三菱会社 兵庫丸 明治15年8月「開港以降入進外国船及西洋形日本船略図」新潟県立図書館蔵

 開拓使による同航路は経営上で問題含み欠損続きであったと考えられ、三菱が肩がわりともいうべき経営を申し入れたのは開拓使にとっては歓迎すべきことであった。青函航路は植民政策を進めるうえでも欠くべからざる航路であり、たとえ欠損続きでも開拓使は廃止するわけにいかず、一方では三菱は北海道海運の独占を意図していたと考えられ、両者の利害が一致して三菱による青函航路の開始が認められた。6月30日午前8時浪花丸が青森へ向けて出港した。これが三菱による青函航路定期便第1船であり、ほぼ隔日で運航された。三菱は浪花丸を函館定繋としたが、後にはこの他に青龍、蓬莱、芳野も函館定繋として貨客の多寡により同航路に就航させている。
 同年6月に前島駅逓局長は開拓使の安田大書記官に対し、同航路の収支不足予想額の6000円余のうち3分の1を開拓使が助成するよう要請し、これを受けた開拓使は了承した。ちなみにこの不足額の積算は開拓使が同航路に就航させている弘明丸・稲川丸の10年度の収支の欠損額が6000円余となるので(『開事』)、この数字に基づいたのであろう。同年10月に駅逓局長および開拓長官名でそれぞれ三菱に対して各3分の1を12年から14年12月まで助成する旨の指令書が三菱に渡された。ちなみにこの命令書によれば開拓使が補助する条件として運賃の上限を定めている。この料金は開拓使付属船のものを踏襲しており、また料金を低減する場合は開拓使の許可は必要としないが、値上げする場合は開拓使の許可を受けることとしている。また浪花丸が就航できない時の代船の規定や定期航海の収支報告の提出などを定めている。

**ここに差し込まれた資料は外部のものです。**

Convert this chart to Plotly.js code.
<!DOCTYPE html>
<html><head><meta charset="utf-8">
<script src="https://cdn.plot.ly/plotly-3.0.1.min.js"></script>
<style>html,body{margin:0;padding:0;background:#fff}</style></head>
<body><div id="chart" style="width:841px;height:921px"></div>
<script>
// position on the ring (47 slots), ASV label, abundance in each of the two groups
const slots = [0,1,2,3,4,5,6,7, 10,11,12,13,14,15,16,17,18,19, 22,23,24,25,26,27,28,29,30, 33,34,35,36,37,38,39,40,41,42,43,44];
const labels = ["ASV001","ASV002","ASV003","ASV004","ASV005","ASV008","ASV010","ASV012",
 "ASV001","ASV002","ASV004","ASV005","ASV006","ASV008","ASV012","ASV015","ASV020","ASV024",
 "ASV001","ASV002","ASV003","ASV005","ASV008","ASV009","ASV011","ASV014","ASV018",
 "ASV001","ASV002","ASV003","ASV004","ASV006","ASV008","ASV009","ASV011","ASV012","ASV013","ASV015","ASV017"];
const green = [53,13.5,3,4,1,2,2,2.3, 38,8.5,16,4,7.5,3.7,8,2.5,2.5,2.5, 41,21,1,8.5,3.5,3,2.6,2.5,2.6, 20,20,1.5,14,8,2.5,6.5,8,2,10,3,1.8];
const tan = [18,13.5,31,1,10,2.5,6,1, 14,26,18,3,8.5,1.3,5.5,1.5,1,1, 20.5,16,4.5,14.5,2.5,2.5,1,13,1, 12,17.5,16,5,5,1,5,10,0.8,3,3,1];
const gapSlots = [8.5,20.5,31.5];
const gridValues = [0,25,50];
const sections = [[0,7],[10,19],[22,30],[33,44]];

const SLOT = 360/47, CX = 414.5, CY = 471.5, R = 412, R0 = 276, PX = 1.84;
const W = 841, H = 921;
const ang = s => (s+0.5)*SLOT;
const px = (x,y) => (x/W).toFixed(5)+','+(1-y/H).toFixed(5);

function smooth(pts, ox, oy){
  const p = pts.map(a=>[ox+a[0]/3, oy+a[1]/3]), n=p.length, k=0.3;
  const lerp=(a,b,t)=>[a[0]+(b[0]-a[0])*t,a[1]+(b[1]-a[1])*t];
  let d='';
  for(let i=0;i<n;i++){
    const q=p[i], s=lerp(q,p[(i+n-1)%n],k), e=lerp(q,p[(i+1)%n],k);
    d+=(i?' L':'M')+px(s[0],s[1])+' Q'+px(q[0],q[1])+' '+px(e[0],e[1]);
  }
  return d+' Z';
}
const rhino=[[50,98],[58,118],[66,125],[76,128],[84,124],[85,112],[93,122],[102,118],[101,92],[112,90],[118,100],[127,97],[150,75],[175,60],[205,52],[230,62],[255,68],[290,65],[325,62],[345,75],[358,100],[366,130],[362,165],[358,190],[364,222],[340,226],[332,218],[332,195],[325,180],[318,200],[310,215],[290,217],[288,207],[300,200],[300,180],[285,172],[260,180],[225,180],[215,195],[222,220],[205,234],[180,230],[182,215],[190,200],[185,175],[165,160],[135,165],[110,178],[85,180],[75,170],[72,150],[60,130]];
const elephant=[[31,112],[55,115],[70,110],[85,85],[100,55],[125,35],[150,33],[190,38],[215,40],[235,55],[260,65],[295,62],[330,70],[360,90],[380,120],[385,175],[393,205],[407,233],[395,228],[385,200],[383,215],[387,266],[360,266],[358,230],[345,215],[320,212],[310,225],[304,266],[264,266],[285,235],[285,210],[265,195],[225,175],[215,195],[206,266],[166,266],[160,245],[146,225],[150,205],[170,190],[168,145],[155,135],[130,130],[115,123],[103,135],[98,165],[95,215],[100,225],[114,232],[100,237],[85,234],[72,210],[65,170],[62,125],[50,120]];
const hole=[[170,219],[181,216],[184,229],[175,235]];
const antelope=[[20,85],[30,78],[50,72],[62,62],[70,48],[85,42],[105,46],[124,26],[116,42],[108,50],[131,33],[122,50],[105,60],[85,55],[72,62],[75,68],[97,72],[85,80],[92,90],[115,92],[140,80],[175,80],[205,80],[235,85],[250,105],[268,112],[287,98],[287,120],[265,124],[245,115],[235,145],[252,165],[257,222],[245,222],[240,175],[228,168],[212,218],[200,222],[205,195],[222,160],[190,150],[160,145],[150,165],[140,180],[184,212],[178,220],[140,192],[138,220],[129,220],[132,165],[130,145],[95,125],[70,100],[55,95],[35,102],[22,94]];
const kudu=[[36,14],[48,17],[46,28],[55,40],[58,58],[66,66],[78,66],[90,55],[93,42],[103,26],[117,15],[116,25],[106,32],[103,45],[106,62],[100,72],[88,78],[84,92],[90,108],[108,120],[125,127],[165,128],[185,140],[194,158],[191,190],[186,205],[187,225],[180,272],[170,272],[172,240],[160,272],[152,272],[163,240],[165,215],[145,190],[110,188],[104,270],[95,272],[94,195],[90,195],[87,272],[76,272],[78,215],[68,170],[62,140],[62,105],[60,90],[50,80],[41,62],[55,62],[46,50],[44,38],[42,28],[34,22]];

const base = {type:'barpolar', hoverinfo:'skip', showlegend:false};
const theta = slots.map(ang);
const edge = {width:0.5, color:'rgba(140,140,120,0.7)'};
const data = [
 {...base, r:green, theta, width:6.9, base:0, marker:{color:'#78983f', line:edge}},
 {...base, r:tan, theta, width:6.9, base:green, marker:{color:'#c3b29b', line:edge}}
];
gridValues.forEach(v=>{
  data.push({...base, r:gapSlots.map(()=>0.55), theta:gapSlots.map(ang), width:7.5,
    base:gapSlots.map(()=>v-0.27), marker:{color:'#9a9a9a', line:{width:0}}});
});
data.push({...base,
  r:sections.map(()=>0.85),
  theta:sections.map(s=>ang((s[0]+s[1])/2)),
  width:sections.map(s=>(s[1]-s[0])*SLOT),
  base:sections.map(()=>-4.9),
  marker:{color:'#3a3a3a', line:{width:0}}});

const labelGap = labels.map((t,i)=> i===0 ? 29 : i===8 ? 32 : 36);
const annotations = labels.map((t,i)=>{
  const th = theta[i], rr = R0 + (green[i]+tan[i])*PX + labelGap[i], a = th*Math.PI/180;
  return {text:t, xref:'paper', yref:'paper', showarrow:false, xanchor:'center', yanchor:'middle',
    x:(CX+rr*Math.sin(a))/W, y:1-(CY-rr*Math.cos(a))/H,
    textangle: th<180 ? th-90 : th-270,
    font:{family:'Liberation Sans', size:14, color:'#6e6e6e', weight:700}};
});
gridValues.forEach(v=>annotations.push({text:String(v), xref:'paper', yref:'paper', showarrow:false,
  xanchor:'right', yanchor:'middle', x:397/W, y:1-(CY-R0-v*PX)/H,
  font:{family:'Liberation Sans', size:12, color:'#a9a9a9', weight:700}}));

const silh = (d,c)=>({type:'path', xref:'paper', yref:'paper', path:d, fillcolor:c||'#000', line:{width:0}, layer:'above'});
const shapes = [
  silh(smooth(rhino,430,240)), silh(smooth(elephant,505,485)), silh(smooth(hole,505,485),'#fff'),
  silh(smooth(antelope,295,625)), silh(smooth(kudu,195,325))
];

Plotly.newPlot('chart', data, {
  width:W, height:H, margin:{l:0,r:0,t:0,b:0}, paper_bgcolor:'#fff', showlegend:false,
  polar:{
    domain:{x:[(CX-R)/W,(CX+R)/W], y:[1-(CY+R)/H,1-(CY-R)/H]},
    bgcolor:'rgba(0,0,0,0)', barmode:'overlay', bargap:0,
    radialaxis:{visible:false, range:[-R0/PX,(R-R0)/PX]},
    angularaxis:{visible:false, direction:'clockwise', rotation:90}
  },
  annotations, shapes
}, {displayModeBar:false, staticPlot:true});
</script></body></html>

 また開拓使の助成とは別な形で函館税関も三菱に対して特別な便宜を図っている。それは函館港は桟橋が設置されておらず入港船舶は艀を利用して乗客の乗降、貨物の積卸をしていたが、三菱に対しては税関前の波止場の専用利用と、また夜間の貨物の積卸を無届けで行うことを認めた。こうした開拓使あるいは国の保護の背景には国策による海運会社としての性格を三菱が持っていたためであった。三菱によって隔日の青函定期航路が開かれたことから、開拓使は「該社(三菱)ニテ此航路ヲ受持候上ハ当使付属船ヲ以同航路ヲ運転候テハ所得ヲ分裂シテ弥収支不償ハ必然ニ付付属船ヲ以テ此航路ハ必運転不致事ニ決定」(明治13年「東京文移録」道文蔵)し、開拓使付属船による青函航路を廃止した。三菱が青函航路を始めてからちょうどインフレ期に入ったこともあり同航路の航海度数は飛躍的な増加をみた。明治12年度「函館商況」(『函館市史』史料編第2巻)の第5款「出入船舶」の項をみると対前年度で汽船の青森行が増加したことを指摘して、その原因として三菱社船が定期航海を開いたことをあげている。ちなみに浪花丸の12年後半期の運賃収入をみると、旅客運賃が2万2281円、貨物運賃が8392円(『三菱社誌』第6巻)であり、旅客輸送の比重が非常に高い。これは北海道における漁業生産の拡大、それにともなう漁夫の移動、および道内の内陸部の拓殖の進捗により移民の移動が活発になったことなどがあげられる。